Teasing: Hurtful or Playful?

We all know girls tease each other. Yet teasing is tricky because the question of whether it is meant to be playful or hurtful can be genuinely confusing. So how can you help your daughter differentiate between the two and address the behavior on her own?

Categories of Teasing

First, there is "good teasing." Good teasing can be a cornerstone of a strong friendship. Someone who knows your daughter well and cares about her can joke with her ("with"—not "at"—being the operative word). When your daughter is being teased like this she doesn't feel the teaser's motivation is to put her down. And, if she asks for the behavior to stop, it will.

Second is "unintentional bad teasing." Your daughter can identify this kind of teasing when she feels the person doesn't know how she feels or that the teaser's motivation isn't to put her down. This kind of teasing can be difficult to address because a girl might dismiss the complaint or the teaser may refuse to admit that her actions were hurtful by saying, "I was just joking," or "You know I'm sarcastic—I don't mean anything by it." If your daughter is the teaser, her saying, "I'm only joking" can come across as her right to joke or be sarcastic at the expense of her friend's right to be treated with dignity.

The last category is "intentional bad teasing." The teasing is used to silence the target, and/or put her in her place (i.e., below the teaser in the social totem pole). Your daughter will recognize this when she feels intentionally dismissed or if the teasing gets worse after she speaks up about it.

Teaching Her to Assess

Ask your daughter to fold a piece of paper in half lengthwise. Then write down on one side of the page the three most important things she needs in a friendship. Girls may answer honesty, loyalty, and respect. But don't let her stop there. Next, ask your daughter what those characteristics concretely look like. For example, loyalty may mean her friend doesn't choose other people over her. Honesty may appear as your daughter being able to tell her friend when she is mad at her. And respect shows up as neither friend betraying confidences.

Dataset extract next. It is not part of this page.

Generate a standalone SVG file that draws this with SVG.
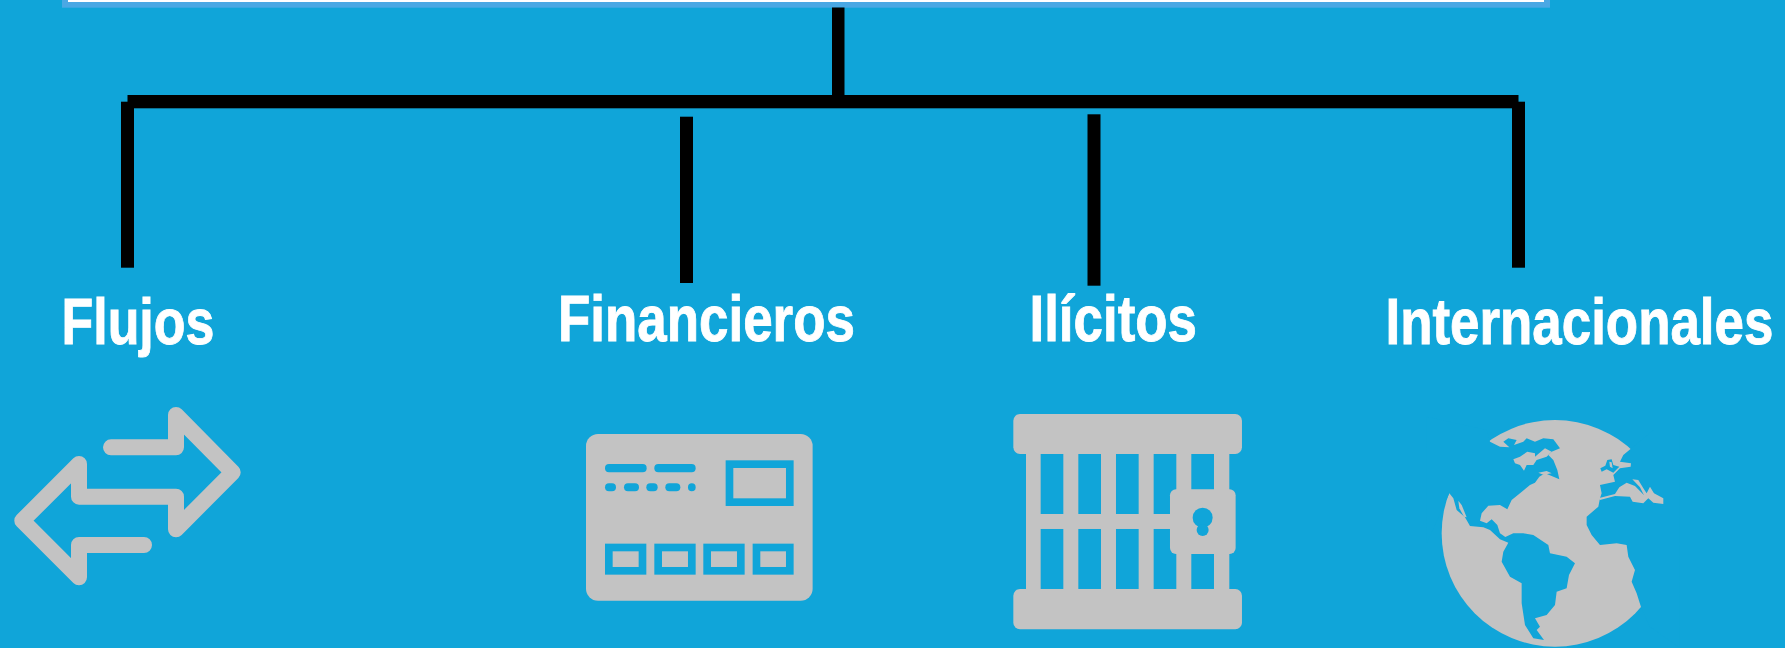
<svg xmlns="http://www.w3.org/2000/svg" width="1785" height="648" viewBox="0 0 1785 648">
<style>
.lbl{font-family:"Liberation Sans",Arial,sans-serif;font-weight:700;font-size:64px;fill:#fff;stroke:#fff;stroke-width:.9px}
.ln{fill:#000}
.g{fill:#c3c3c3}
.b{fill:#10a5d9}
.st{fill:none;stroke:#10a5d9}
</style>
<defs>
<filter id="s" x="-5%" y="-5%" width="110%" height="110%" color-interpolation-filters="sRGB"><feGaussianBlur stdDeviation="0.7"/></filter>
</defs>
<rect width="1785" height="648" class="b"/>
<g id="root-box">
<rect x="62" y="0" width="1488" height="7.700" fill="#4aa8e4"/>
<rect x="68" y="0" width="1476" height="2" fill="#fff"/>
</g>
<g id="connectors">
<rect class="ln" x="832" y="7.500" width="12.500" height="90"/>
<rect class="ln" x="127.500" y="95" width="1391" height="13.300"/>
<rect class="ln" x="121" y="101.700" width="13" height="166"/>
<rect class="ln" x="680" y="116.700" width="13" height="166.300"/>
<rect class="ln" x="1087.500" y="114.300" width="13" height="171.400"/>
<rect class="ln" x="1512" y="101.700" width="13" height="166"/>
</g>
<g id="flujos">
<text class="lbl" transform="translate(61.500 344) scale(.8117 1)">Flujos</text>
<path filter="url(#s)" fill="none" stroke="#c3c3c3" stroke-width="16" stroke-linecap="round" stroke-linejoin="round" d="M111 447.300H176V415L232.700 472.300L176 529.300V496.700H79V464L22.300 520.700L79 577.300V545H144"/>
</g>
<g id="financieros">
<text class="lbl" transform="translate(558 341) scale(.8268 1)">Financieros</text>
<g filter="url(#s)" transform="translate(570 420) scale(.3333)">
<rect class="g" x="48" y="42" width="680" height="500" rx="36"/>
<g class="b">
<rect x="105" y="132" width="125" height="25" rx="12"/>
<rect x="253" y="132" width="124" height="25" rx="12"/>
<rect x="105" y="190" width="33" height="24" rx="12"/>
<rect x="162" y="190" width="45" height="24" rx="12"/>
<rect x="229" y="190" width="34" height="24" rx="12"/>
<rect x="286" y="190" width="45" height="24" rx="12"/>
<rect x="354" y="190" width="23" height="24" rx="11.500"/>
</g>
<g class="st" stroke-width="23">
<rect x="478.500" y="132.500" width="181" height="114"/>
<rect x="116.500" y="382.500" width="101" height="70"/>
<rect x="264.500" y="382.500" width="101" height="70"/>
<rect x="411.500" y="382.500" width="101" height="70"/>
<rect x="559.500" y="382.500" width="100" height="70"/>
</g>
</g>
</g>
<g id="ilicitos">
<text class="lbl" transform="translate(1029.500 341) scale(.826 1)">Ilícitos</text>
<g filter="url(#s)" transform="translate(1000 400) scale(.3333)">
<rect class="g" x="78" y="150" width="610" height="430"/>
<rect class="g" x="40" y="42" width="686" height="120" rx="20"/>
<rect class="g" x="40" y="567" width="686" height="121" rx="20"/>
<g class="b">
<rect x="122" y="162" width="68" height="180"/>
<rect x="235" y="162" width="68" height="180"/>
<rect x="348" y="162" width="68" height="180"/>
<rect x="461" y="162" width="68" height="180"/>
<rect x="574" y="162" width="68" height="180"/>
<rect x="122" y="387" width="68" height="180"/>
<rect x="235" y="387" width="68" height="180"/>
<rect x="348" y="387" width="68" height="180"/>
<rect x="461" y="387" width="68" height="180"/>
<rect x="574" y="387" width="68" height="180"/>
</g>
<rect class="g" x="510" y="268" width="197" height="194" rx="18"/>
<g class="b">
<circle cx="608" cy="353" r="30"/>
<circle cx="608" cy="390" r="18"/>
</g>
</g>
</g>
<g id="internacionales">
<text class="lbl" transform="translate(1385.500 344) scale(.8264 1)">Internacionales</text>
<g filter="url(#s)" transform="translate(1420 410) scale(.3333)">
<circle class="g" cx="405" cy="370" r="340"/>
<path class="b" d="M20 20L200 60L210 95L240 110L268 112L250 95L265 85L290 90L282 105L310 95L320 85L345 95L370 85L400 88L420 115L395 125L385 135L400 150L412 180L418 208L395 198L375 190L358 200L345 218L330 225L300 250L275 270L262 298L240 285L205 287L185 310L180 332L200 340L215 328L232 345L240 370L256 381L280 370L310 370L340 375L385 405L390 430L440 440L465 460L447 495L440 535L410 545L405 585L380 615L345 625L360 650L350 660L372 690L340 685L315 645L305 580L305 520L270 500L245 455L250 425L265 398L240 388L210 360L190 352L150 348L135 322L110 300L100 265L88 250L20 400Z"/>
<path class="b" d="M628 120L700 60L780 60V714L690 650L665 597L650 550L635 515L645 480L625 440L620 405L590 400L540 405L515 375L500 345L500 320L535 290L540 265L545 250L540 225L585 215L580 195L600 175L632 170L633 160L600 155L610 135Z"/>
<path class="b" d="M541 175L556 167L562 150L575 148L580 165L598 170L580 188L560 178L545 185Z"/>
<g class="g">
<path d="M280 148L300 140L322 125L345 130L345 140L375 115L395 125L380 140L350 150L340 165L320 165L312 182L300 165L285 160Z"/>
<path d="M115 272L125 285L140 322L132 320L118 295Z"/>
<path d="M355 188L380 183L395 190L370 194Z"/>
<path d="M568 155L575 157L578 175L570 170Z"/>
<path d="M535 265L585 252L598 232L620 218L645 228L662 245L672 256L660 232L637 208L655 210L672 238L680 250L690 230L702 250L730 265L730 282L700 278L685 265L670 280L638 275L630 260L585 258L540 270Z"/>
</g>
</g>
</g>
</svg>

On the other side of the paper, ask her to write the top three things that describe her relationship with a particular friend. Now ask her to compare the two sides. Do her experiences match her friendship standards? If they don't, resist telling her to end the friendship. Instead, ask her to think about what she's getting out of the friendship and what she's sacrificing. Then let her think about that question and talk to her the next day. The goal is twofold: to help your daughter develop social competence and show you are a good resource to guide her through difficult problems.

The Girl Scout troop or group is a particularly good place to tackle tough social situations because many girls see Girl Scouts as a sanctuary from the harsher climate of their schools. The Girl Scout setting also offers a safe space for girls to exercise these skills. It's important that girls learn how to face problems such as these. If girls can learn to successfully navigate these problems within the girls in their troops, they may very well transfer these skills to the larger world and into their adult lives.